### Task details:
Leave out the pictures and set down exactly the lines from the start of the listing through the one with "import pandas as pd", both included.

### Input rows:
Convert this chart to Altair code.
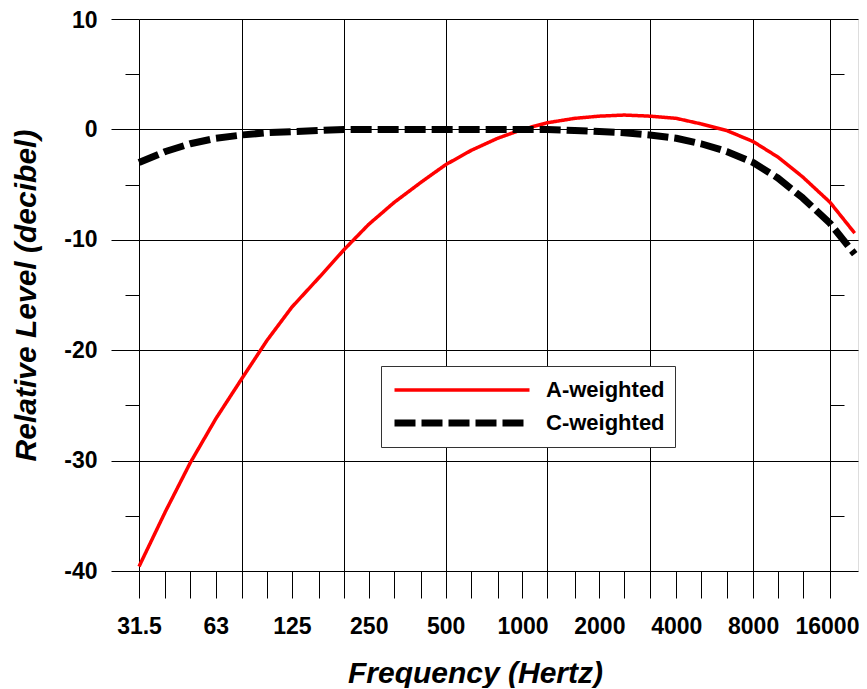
import altair as alt
import pandas as pd

# ---- data ----
freqs = [31.5, 40, 50, 63, 80, 100, 125, 160, 200, 250, 315, 400, 500, 630, 800,
         1000, 1250, 1600, 2000, 2500, 3150, 4000, 5000, 6300, 8000, 10000, 12500,
         16000, 20000]
a_weighted = [-39.6, -34.6, -30.2, -26.2, -22.5, -19.1, -16.1, -13.4, -10.9, -8.6,
              -6.6, -4.8, -3.2, -1.9, -0.8, 0.0, 0.6, 1.0, 1.2, 1.3, 1.2, 1.0, 0.5,
              -0.1, -1.1, -2.5, -4.3, -6.6, -9.4]
c_weighted = [-3.0, -2.0, -1.3, -0.8, -0.5, -0.3, -0.2, -0.1, 0.0, 0.0, 0.0, 0.0,
              0.0, 0.0, 0.0, 0.0, 0.0, -0.1, -0.2, -0.3, -0.5, -0.8, -1.3, -2.0,
              -3.0, -4.4, -6.2, -8.5, -11.3]
series_names = ["A-weighted", "C-weighted"]

x_tick_values = freqs[:-1]
x_label_values = [31.5, 63, 125, 250, 500, 1000, 2000, 4000, 8000, 16000]
x_grid_values = [31.5, 80, 200, 500, 1250, 3150, 8000, 16000]
y_tick_values = [-40, -35, -30, -25, -20, -15, -10, -5, 0, 5, 10]
y_minor_values = [-35, -25, -15, -5, 5]

rows = []
for f, a in zip(freqs, a_weighted):
    rows.append({"freq": f, "level": a, "series": series_names[0]})
for f, c in zip(freqs, c_weighted):
    rows.append({"freq": f, "level": c, "series": series_names[1]})
df = pd.DataFrame(rows)

FONT = "Liberation Sans"

def member(vals):
    return "(" + " || ".join(f"datum.value == {v}" for v in vals) + ")"

x_axis = alt.Axis(
    values=x_tick_values,
    title="Frequency (Hertz)",
    titleFont=FONT, titleFontSize=30, titleFontWeight="bold", titleFontStyle="italic",
    titleColor="black", titlePadding=20, titleX=336,
    labelExpr=f"{member(x_label_values)} ? '' + datum.value : ''",
    labelFont=FONT, labelFontSize=23, labelFontWeight="bold", labelColor="black",
    labelPadding=17, labelOverlap=False, labelFlush=False,
    labelOffset={"condition": {"test": f"datum.value == {x_label_values[-1]}", "value": -3}, "value": 0},
    tickSize=27, tickColor="black", tickWidth=1,
    grid=True, gridColor="black", gridWidth=1,
    gridOpacity={"condition": {"test": member(x_grid_values), "value": 1}, "value": 0},
    domain=False,
)

y_axis = alt.Axis(
    values=y_tick_values,
    title="Relative Level (decibel)",
    titleFont=FONT, titleFontSize=30, titleFontWeight="bold", titleFontStyle="italic",
    titleColor="black", titlePadding=22,
    labelExpr="datum.value % 10 === 0 ? '' + datum.value : ''",
    labelFont=FONT, labelFontSize=23, labelFontWeight="bold", labelColor="black",
    labelPadding=14,
    labelOffset={"condition": {"test": f"datum.value == {y_tick_values[-1]}", "value": 1.5}, "value": 0},
    tickSize={"condition": {"test": "datum.value % 10 === 0", "value": 28}, "value": 14},
    tickColor="black", tickWidth=1,
    grid=True, gridColor="black", gridWidth=1,
    gridOpacity={"condition": {"test": "datum.value % 10 === 0", "value": 1}, "value": 0},
    domain=False,
)

y_axis_right = alt.Axis(
    orient="right", offset=-28, values=y_minor_values, labels=False, title=None,
    tickSize=14, tickColor="black", tickWidth=1, grid=False, domain=False,
)

leg = alt.Legend(
    title=None, orient="none", legendX=242, legendY=347, direction="vertical",
    symbolType="stroke", symbolSize=18225, clipHeight=28, rowPadding=5,
    labelFont=FONT, labelFontSize=22, labelFontWeight="bold", labelColor="black",
    labelOffset=13, padding=10, strokeColor="#333333", fillColor="white",
)

x_scale = alt.Scale(type="log", domain=[31.5, 20600], nice=False)
y_scale = alt.Scale(domain=[-40, 10], nice=False, zero=False)

lines = alt.Chart(df).mark_line(strokeCap="butt", strokeJoin="round").encode(
    x=alt.X("freq:Q", scale=x_scale, axis=x_axis),
    y=alt.Y("level:Q", scale=y_scale, axis=y_axis),
    color=alt.Color("series:N", scale=alt.Scale(domain=series_names, range=["#ff0000", "#000000"]), legend=leg),
    strokeDash=alt.StrokeDash("series:N", scale=alt.Scale(domain=series_names, range=[[1, 0], [21, 6]]), legend=leg),
    strokeWidth=alt.StrokeWidth("series:N", scale=alt.Scale(domain=series_names, range=[3.5, 7]), legend=leg),
    order=alt.Order("freq:Q"),
)

ticks_right = alt.Chart(df).mark_line(opacity=0).encode(
    x=alt.X("freq:Q", scale=x_scale, axis=x_axis),
    y=alt.Y("level:Q", scale=y_scale, axis=y_axis_right),
    detail="series:N",
)

chart = alt.layer(lines, ticks_right).resolve_axis(y="independent").properties(
    width=719, height=552,
    autosize=alt.AutoSizeParams(type="none"),
    padding={"left": 131, "top": 11, "right": 1, "bottom": 117},
).configure_view(stroke=None).configure(background="white")

chart.save("out.html", embed_options={"renderer": "svg", "actions": False})
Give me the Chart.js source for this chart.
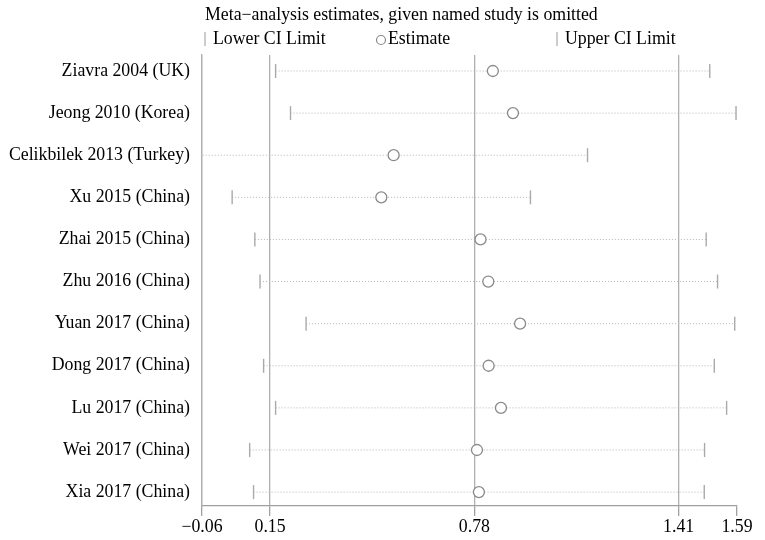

### Result for this task:
Convert this chart to Altair code.
import altair as alt
import pandas as pd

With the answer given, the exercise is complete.